Im Beschwerderechtszug beantragt der Betriebsrat (Bet. zu 1)
den Beschluß des Arbeitsgerichts Braunschweig vom 10.12.1996 - 4 BV 95/96 - abzuändern und
- 1.
den Richter am Bundesarbeitsgericht L. zum Vorsitzenden einer Einigungsstelle mit dem Regelungsgegenstand "Abschluß einer Betriebsvereinbarung wegen der Vermittlung von Reisen aus dem Programm der Firma Fuhrmann/Mundstock" bei den Antragsgegner zu bestellen;
- 2.
die Zahl der von jeder Seite zu benennenden Beisitzer auf zwei festzusetzen.
Die Arbeitgeberin (Bet. zu 2) und 3) beantragt,
die Beschwerde zurückzuweisen.
Zum Vorbringen der Beteiligten im zweiten Rechtszug wird auf den Schriftsatz des Betriebsrats vom 28. Januar 1997 und die Sitzungsniederschrift vom 27. März 1997 verwiesen.
2.
Die nach den Feststellungen zur Anhörungsniederschrift vom 27. März 1997 form- und fristgerecht eingelegte Beschwerde des Betriebsrates (Bet. zu 1) ist statthaft und zulässig, bleibt in der Sache jedoch ohne Erfolg. Die Beschwerdekammer folgt den zutreffenden Gründen der angefochtenen Entscheidung und stellt dies hiermit fest (§§ 98 Abs. 2 Satz 3, 87 Abs. 2, 64 Abs. 6 ArbGG i. V. mit § 543 Abs. 1 ZPO).

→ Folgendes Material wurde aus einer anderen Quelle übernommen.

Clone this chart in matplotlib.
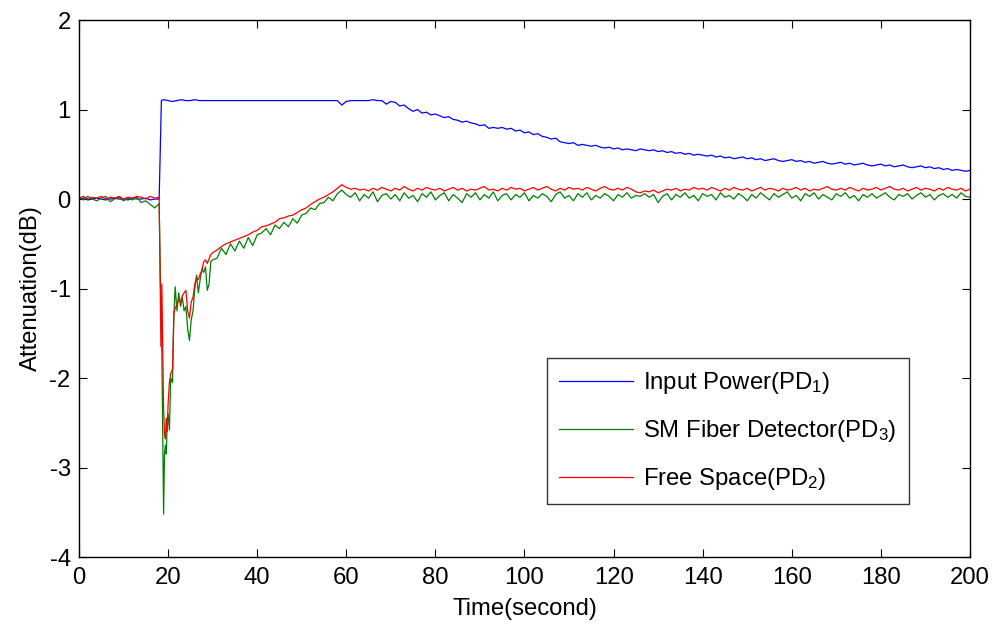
import matplotlib
matplotlib.use("Agg")
import matplotlib.pyplot as plt

plt.rcParams['font.family'] = ['Liberation Sans', 'DejaVu Sans']
plt.rcParams['mathtext.fontset'] = 'custom'
plt.rcParams['mathtext.rm'] = 'Liberation Sans'
plt.rcParams['mathtext.it'] = 'Liberation Sans'
plt.rcParams['mathtext.default'] = 'regular'
plt.rcParams['axes.unicode_minus'] = False

# ---------------- data ----------------
x_ticks = [0, 20, 40, 60, 80, 100, 120, 140, 160, 180, 200]
y_ticks = [-4, -3, -2, -1, 0, 1, 2]
labels = ['Input Power(PD$_1$)', 'SM Fiber Detector(PD$_3$)', 'Free Space(PD$_2$)']

# Input power (blue): time grid 0..18, 18.5, 19..200
blue_t = list(range(0, 19)) + [18.5] + list(range(19, 201))
blue_v = [
    0.00, 0.01, -0.01, 0.00, 0.01, 0.00, -0.01, 0.00, 0.01, 0.00,
    0.00, -0.01, 0.01, 0.00, 0.00, 0.01, -0.01, 0.00, 0.00,
    1.10,
    1.11, 1.10, 1.09, 1.10, 1.11, 1.10, 1.10, 1.11, 1.10, 1.10,   # 19-28
    1.10, 1.10, 1.10, 1.10, 1.10, 1.10, 1.10, 1.10, 1.10, 1.10,   # 29-38
    1.10, 1.10, 1.10, 1.10, 1.10, 1.10, 1.10, 1.10, 1.10, 1.10,   # 39-48
    1.10, 1.10, 1.10, 1.10, 1.10, 1.10, 1.10, 1.10, 1.10, 1.10,   # 49-58
    1.05, 1.09, 1.10, 1.10, 1.10, 1.10, 1.10, 1.11, 1.10, 1.10,   # 59-68
    1.06, 1.09, 1.08, 1.04, 1.05, 1.01, 0.98, 1.00, 0.96, 0.97,   # 69-78
    0.94, 0.95, 0.93, 0.91, 0.92, 0.89, 0.88, 0.86, 0.87, 0.85,   # 79-88
    0.84, 0.82, 0.83, 0.79, 0.80, 0.79, 0.80, 0.78, 0.79, 0.76,   # 89-98
    0.77, 0.74, 0.75, 0.72, 0.73, 0.70, 0.69, 0.67, 0.68, 0.64,   # 99-108
    0.63, 0.62, 0.63, 0.60, 0.61, 0.60, 0.59, 0.60, 0.58, 0.57,   # 109-118
    0.58, 0.56, 0.57, 0.55, 0.56, 0.55, 0.54, 0.56, 0.55, 0.54,   # 119-128
    0.55, 0.53, 0.54, 0.52, 0.53, 0.51, 0.52, 0.50, 0.51, 0.49,   # 129-138
    0.50, 0.49, 0.48, 0.49, 0.47, 0.48, 0.46, 0.47, 0.45, 0.46,   # 139-148
    0.47, 0.45, 0.46, 0.44, 0.45, 0.43, 0.44, 0.45, 0.43, 0.42,   # 149-158
    0.43, 0.44, 0.42, 0.43, 0.41, 0.42, 0.40, 0.41, 0.42, 0.40,   # 159-168
    0.39, 0.40, 0.41, 0.39, 0.40, 0.38, 0.39, 0.40, 0.38, 0.37,   # 169-178
    0.38, 0.39, 0.37, 0.38, 0.36, 0.37, 0.38, 0.36, 0.35, 0.36,   # 179-188
    0.37, 0.35, 0.36, 0.34, 0.35, 0.33, 0.34, 0.32, 0.33, 0.32,   # 189-198
    0.31, 0.32,                                                   # 199-200
]

# Green / red shared time grid
spike_t = [18.4, 18.6, 18.8, 19.0, 19.2, 19.4, 19.6, 19.8, 20.0, 20.3,
           20.6, 21.0, 21.3, 21.6, 22.0, 22.4, 22.8, 23.2, 23.6, 24.0,
           24.4, 24.8, 25.2, 25.6, 26.0, 26.4, 26.8, 27.2, 27.6, 28.0,
           28.4, 28.8, 29.2, 29.6, 30.0]
gr_t = list(range(0, 19)) + spike_t + list(range(31, 201))

green_v = [
    0.02, -0.01, 0.03, 0.00, -0.02, 0.01, 0.03, -0.03, 0.00, 0.02,
    -0.02, 0.01, -0.01, 0.02, -0.04, -0.02, -0.06, -0.10, -0.05,
    # spike
    -1.25, -1.70, -2.60, -3.52, -2.85, -2.75, -2.85, -2.50, -2.40, -2.58,
    -2.00, -2.05, -1.30, -0.98, -1.25, -1.05, -1.20, -1.10, -1.25, -1.20,
    -1.45, -1.58, -1.35, -1.25, -1.00, -0.85, -1.05, -0.90, -0.78, -0.82,
    -0.76, -1.02, -0.95, -0.70, -0.68,
    # 31-200
    -0.66, -0.55, -0.62, -0.50, -0.58, -0.47, -0.55, -0.43, -0.52, -0.40,
    -0.38, -0.33, -0.40, -0.29, -0.33, -0.26, -0.31, -0.22, -0.27, -0.18,
    -0.16, -0.10, -0.12, -0.05, -0.04, 0.02, -0.02, 0.06, 0.10, 0.05,
    0.02, 0.07, -0.02, 0.05, 0.01, 0.08, -0.03, 0.04, 0.06, 0.00,
    0.05, -0.02, 0.07, 0.01, 0.04, -0.03, 0.06, 0.02, 0.08, -0.01,
    0.04, 0.07, -0.02, 0.05, 0.01, -0.04, 0.06, 0.02, 0.07, -0.01,
    0.05, 0.01, 0.08, -0.02, 0.04, 0.06, -0.01, 0.05, 0.02, 0.07,
    -0.02, 0.04, 0.01, 0.06, 0.03, -0.03, 0.05, 0.08, 0.01, 0.04,
    -0.02, 0.06, 0.02, 0.07, -0.01, 0.04, 0.01, 0.06, 0.03, -0.02,
    0.05, 0.02, 0.07, 0.01, 0.04, 0.03, 0.06, 0.02, 0.05, -0.04,
    0.03, 0.06, -0.01, 0.05, 0.02, 0.07, 0.01, 0.04, -0.02, 0.06,
    0.03, 0.05, -0.01, 0.07, 0.02, 0.04, 0.00, 0.06, 0.03, -0.02,
    0.05, 0.01, 0.07, 0.03, -0.01, 0.06, 0.02, 0.05, 0.08, 0.01,
    0.04, -0.02, 0.06, 0.03, 0.07, 0.00, 0.05, 0.02, -0.01, 0.06,
    0.03, 0.07, 0.01, 0.04, -0.02, 0.05, 0.02, 0.06, 0.01, 0.04,
    0.07, 0.02, -0.01, 0.05, 0.03, 0.06, 0.00, 0.04, 0.07, 0.02,
    0.05, -0.01, 0.04, 0.06, 0.02, 0.05, 0.01, 0.07, 0.03, 0.02,
]

red_v = [
    0.01, 0.03, 0.00, 0.02, 0.01, 0.03, 0.00, 0.02, 0.01, 0.03,
    0.00, 0.02, 0.01, 0.03, 0.02, 0.00, 0.03, 0.01, 0.02,
    # spike
    -1.65, -0.95, -1.65, -2.35, -2.62, -2.68, -2.45, -2.60, -2.30, -2.05,
    -1.95, -1.90, -1.28, -1.22, -1.18, -1.12, -1.15, -1.08, -1.05, -1.02,
    -1.25, -1.33, -1.15, -1.10, -0.95, -0.88, -0.90, -0.84, -0.80, -0.70,
    -0.68, -0.72, -0.67, -0.62, -0.60,
    # 31-200
    -0.57, -0.53, -0.50, -0.48, -0.46, -0.44, -0.42, -0.40, -0.37, -0.35,
    -0.31, -0.30, -0.28, -0.26, -0.22, -0.21, -0.19, -0.18, -0.15, -0.12,
    -0.10, -0.06, -0.03, 0.00, 0.02, 0.05, 0.08, 0.12, 0.16, 0.13,
    0.11, 0.12, 0.10, 0.11, 0.09, 0.12, 0.10, 0.13, 0.11, 0.09,
    0.12, 0.10, 0.14, 0.11, 0.09, 0.12, 0.10, 0.13, 0.11, 0.10,
    0.12, 0.09, 0.11, 0.13, 0.10, 0.12, 0.09, 0.11, 0.10, 0.12,
    0.14, 0.10, 0.11, 0.09, 0.12, 0.10, 0.13, 0.11, 0.12, 0.09,
    0.11, 0.13, 0.10, 0.12, 0.14, 0.11, 0.09, 0.12, 0.10, 0.13,
    0.11, 0.12, 0.10, 0.13, 0.11, 0.09, 0.12, 0.14, 0.11, 0.10,
    0.12, 0.10, 0.13, 0.11, 0.08, 0.07, 0.09, 0.08, 0.10, 0.07,
    0.09, 0.11, 0.10, 0.12, 0.09, 0.11, 0.10, 0.13, 0.11, 0.12,
    0.10, 0.13, 0.11, 0.09, 0.12, 0.10, 0.13, 0.11, 0.10, 0.12,
    0.09, 0.11, 0.13, 0.10, 0.12, 0.11, 0.09, 0.12, 0.10, 0.11,
    0.13, 0.10, 0.12, 0.09, 0.11, 0.10, 0.12, 0.14, 0.11, 0.10,
    0.12, 0.10, 0.13, 0.11, 0.09, 0.12, 0.10, 0.11, 0.13, 0.10,
    0.12, 0.14, 0.11, 0.10, 0.12, 0.09, 0.11, 0.13, 0.10, 0.12,
    0.11, 0.09, 0.12, 0.10, 0.13, 0.11, 0.10, 0.12, 0.09, 0.11,
]

# ---------------- plot ----------------
fig = plt.figure(figsize=(9.97, 6.26), dpi=100)
ax = fig.add_axes([0.0792, 0.1102, 0.8937, 0.8578])

lw = 0.9
ax.plot(blue_t, blue_v, color='#0000ff', lw=lw, label=labels[0])
ax.plot(gr_t, green_v, color='#008000', lw=lw, label=labels[1])
ax.plot(gr_t, red_v, color='#ff0000', lw=lw, label=labels[2])

ax.set_xlim(0, 200)
ax.set_ylim(-4, 2)
ax.set_xticks(x_ticks)
ax.set_yticks(y_ticks)
fs = 17.2
ax.tick_params(direction='in', length=6, width=0.8, top=True, right=True,
               labelsize=fs)
ax.tick_params(axis='x', pad=7)
ax.tick_params(axis='y', pad=6)
for s in ax.spines.values():
    s.set_linewidth(1.0)
ax.set_xlabel('Time(second)', fontsize=fs, labelpad=7)
ax.set_ylabel('Attenuation(dB)', fontsize=fs, labelpad=5)

leg = ax.legend(loc='upper left', bbox_to_anchor=(0.525, 0.3706),
                fontsize=fs, frameon=True, fancybox=False, shadow=False,
                borderaxespad=0, handlelength=3.1, handletextpad=0.45,
                labelspacing=0.92, borderpad=0.5)
leg.get_frame().set_edgecolor('black')
leg.get_frame().set_linewidth(1.0)

fig.savefig('out.png', dpi=100)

Gegenstand des Mitbestimmungsrechts ist das betriebliche Zusammenleben und Zusammenwirken der Arbeitnehmer. Dieses fordert ein aufeinander abgestimmtes Verhalten. Dazu dienen verbindliche Verhaltensregeln sowie unterschiedliche Maßnahmen, die geeignet sind, das Verhalten der Arbeitnehmer zu beeinflussen und zu koordinieren. Zweck des Mitbestimmungsrechtes ist es, den Arbeitnehmern eins gleichberechtigte Teilhabe an der Gestaltung des betrieblichen Zusammenlebens zu gewähren.
Es ist augenscheinlich, daß mit der umstrittenen Dienstanweisung der Arbeitgeberin (Bet. zu 2 und 3) eine solche Maßnahme nicht getroffen worden ist. Die arbeitgeberseitige Dienstanweisung diente ausschließlich dazu, die Arbeitspflichten und zu erfüllenden Aufgabenstellungen der Mitarbeiter zu erweitern. Ob dies rechtlich zulässig und zumutbar ist, entscheidet sich ausschließlich nach dem Inhalt der Arbeitsverträge der betroffenen Mitarbeiter. Erkennen die Arbeitnehmer in der Dienstanweisung eine Überschreitung des arbeitsvertraglichen Rahmens, können sie dies in einem Individualrechtsstreit zum Gegenstand arbeitsgerichtlicher Überprüfung machen. Befugnisse des Betriebsrats hierbei kollektiv tätig zu werden stellt das Betriebsverfassungsgesetz dagegen nicht zur Verfügung.
Soweit die Beschwerde ihren Antrag auf Errichtung einer Einigungsstelle auf die Erweiterung oder Veränderung des Betriebszwecks stützt und in der Umsetzung der Dienstanweisung eine gegebenenfalls interessenausgleichspflichtige Betriebsänderung im Sinne der §§ 111 und 112 BetrVG 1972 erkennt, ist nicht einsichtig, daß die Aufgabenzuweisung die Betriebsorganisation oder den Betriebszweck grundlegend geändert hat. Ohne nähere Darlegungen erübrigt sich daher eine Überprüfung dieser von der Beschwerde vorgetragenen Rechtsauffassung.
Eine Kostenentscheidung ist entbehrlich, da gemäß § 12 Abs. 5 ArbGG im Beschlußverfahren Gerichtskosten nicht erhoben werden.
Gegen diese Entscheidung findet ein Rechtsmittel nicht statt (§ 98 Abs. 2 Satz 2 ArbGG).